Kosołapow uważany jest za bliskiego współpracownika zabitego w 2006 roku przez siły federalne radykalnego czeczeńskiego dowódcy polowego Szamila Basajewa. Przypisuje mu się wiele aktów terroru na terytorium Federacji Rosyjskiej.
- Niestety w Rosji, pierwsze oskarżenia - po zamachach terrorystycznych - padają w zasadzie zawsze w stronę Czeczenów i różnego rodzaju organizacji z terenu Kaukazu. To wynika z tego, że rosyjska służba federalna ma największy problem właśnie z terroryzmem z tamtego rejonu geograficznego. Bardzo często potem te zamachy, czy zabójstwa są weryfikowane i okazuje się, że jednak ktoś inny za nimi stoi" - powiedział PAP w niedzielę Liedel.
Jak dodał, rosyjskim służbom specjalnym jest na rękę, aby pierwsze podejrzenia padały na ruch czeczeński. - To pozwala im uruchomić całą procedurę antyterrorystyczną. Na terenie Rosji na pewno doszło do wielu aresztowań, przeszukań, zatrzymań, osób, które są w codziennym zainteresowaniu służb specjalnych. Jeśli chaos informacyjny jeszcze trochę potrwa, to służby specjalne wykorzystają czas, aby dotrzeć do kolejnych podejrzanych - powiedział ekspert.
Jego zdaniem, decyzja o tym, ile potrwa chaos informacyjny zapadnie na szczeblu politycznym.
Przyznał jednocześnie, że wariant, o którym mówi "Echo Moskwy" - że konwertyta, który przeszedł na islam i został zindoktryzowany przez organizację terrorystyczną - mógł dokonać zamachu jest "wysoce prawdopodobny, biorąc pod uwagę sytuację polityczną w Rosji oraz doniesienia służb rosyjskich o uaktywnieniu się organizacji kaukaskich i spodziewanej nowej fali zamachów terrorystycznych".
Liedel powiedział, że zamachu mogła dokonać też Autonomiczna Grupa Bojowa Combat 18. Jak jednak zastrzegł, ta grupa może wykorzystywać zamach na pociąg jedynie, po to żeby zaistnieć medialne i propagandowo.
- Od 3, 4 lat zwiększa się aktywność organizacji nacjonalistycznych w Rosji. Do tej pory głównie atakowali obcokrajowców, działaczy praw człowieka, homoseksualistów, ale od pewnego czasu służby rosyjskie donosiły, że nacjonaliści, m.in. Combat 18 są w stanie przeprowadzić poważne ataki terrorystyczne. Dlatego pojawienie się tej wersji musi być traktowane bardzo poważnie - ocenił Liedel.

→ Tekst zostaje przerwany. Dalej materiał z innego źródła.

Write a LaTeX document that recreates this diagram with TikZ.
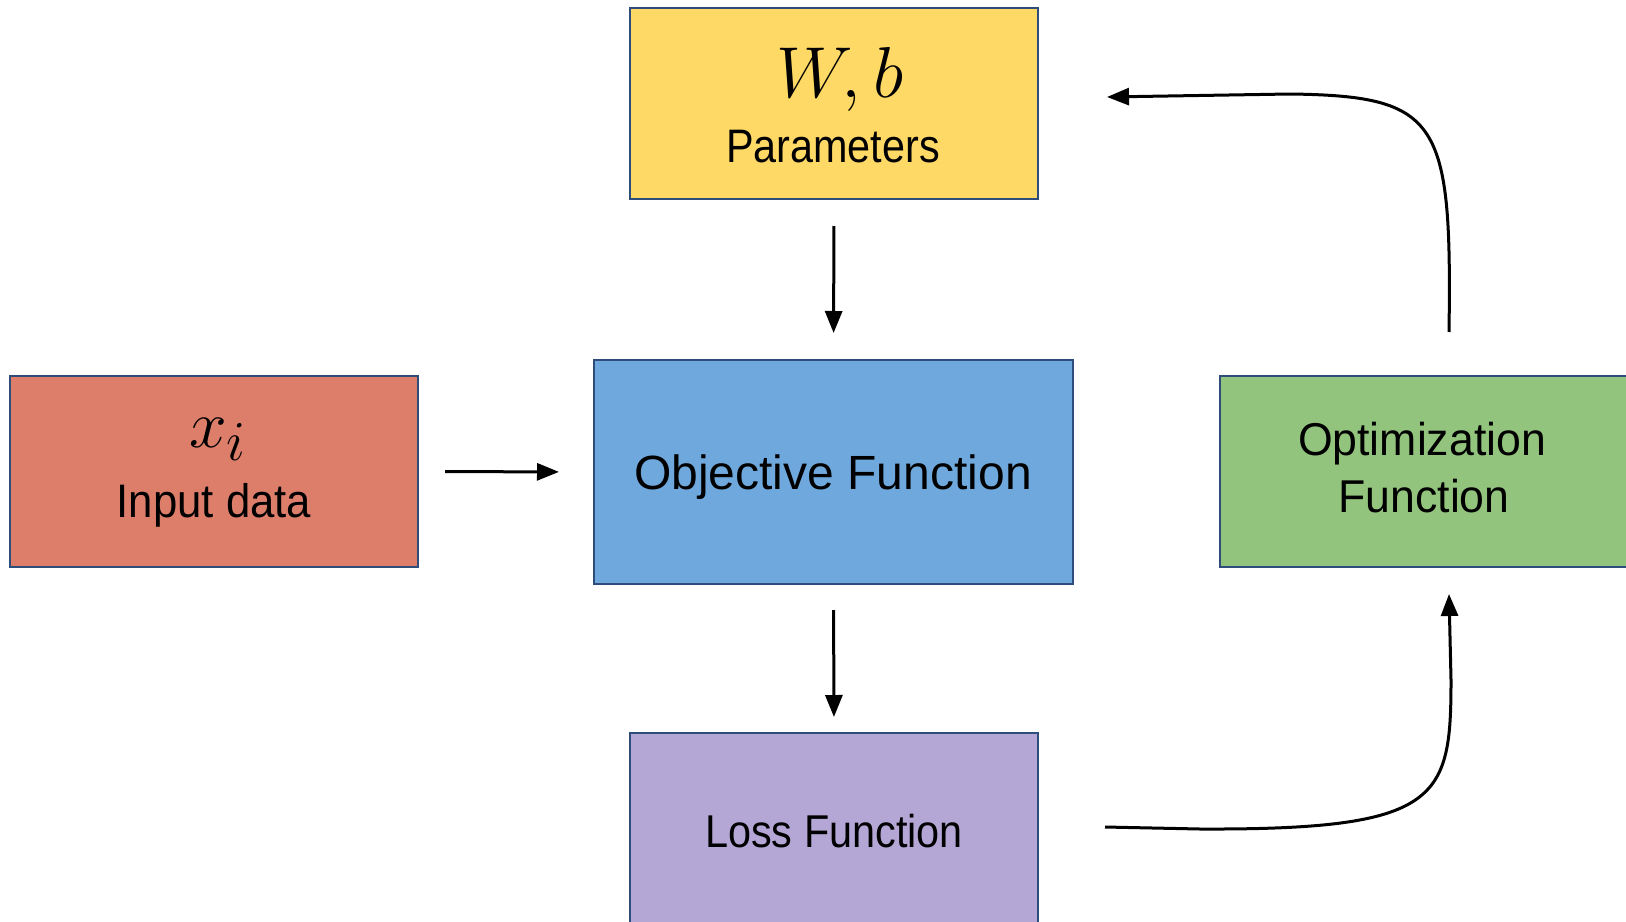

Jak dodał, pojawiły się np. informacje, że członkami Combat 18 zostali byli żołnierze Legii Cudzoziemskiej, którzy byliby w stanie takie ataki przeprowadzić.
Z kolei Malicki mówi, że nie słyszał o doniesieniach mówiących o udziale tej organizacji we wcześniejszych zamachach terrorystycznych w Rosji. Także jego zdaniem, członkowie Combat 18 biorą na siebie odpowiedzialność za atak, gdyż mogą chcieć sobie zrobić "autopromocję" przy okazji śmierci kilkudziesięciu niewinnych osób.
Jak dodał, w tym sensie zgodziłby się ze służbami rosyjskimi, że ich przyznanie się do ataku "jeszcze nic nie znaczy".
Jednocześnie dyrektor SEW nie wyklucza, gdyż - jak mówił - nie ma na to żadnych dowodów, że za atakiem mogą stać czeczeńscy ekstremiści. Ale - jak zastrzegł - jego obawę budzi to, że takie zarzuty pojawiają się wśród władz rosyjskich natychmiast po tragicznym wydarzeniu.
- Terrorystyczne napady zdarzają się w obecnych czasach w świecie, natomiast kiedy w Rosji błyskawicznie pojawiają się sygnały, że winny jest Kaukaz i Czeczeni, to za każdym razem budzi to moje podejrzenie - mówił Malicki.
Jak dodał, takie myślenie może grozić dużym uproszczeniem. - Bardzo często, nie tylko zresztą w Rosji, jest tak, że kiedy służby specjalne i policja nie mają innych dowodów, to zaczyna się myśleć o najłatwiejszej ścieżce. A w Rosji to się jeszcze wiąże z mitem współczesnego wroga Rosji, czyli Czeczenów - zaznaczył dyrektor SEW.
Według niego, nie pierwszy raz jest taka sytuacja, że jak nic nie wiadomo, to się zwala winę na Północny Kaukaz. - Dopóki nie ma dowodów, a ich na razie nie ma, rzucanie od razu takich pomysłów, że to na pewno jest Kaukaz, budzi mój niepokój - podsumował Malicki.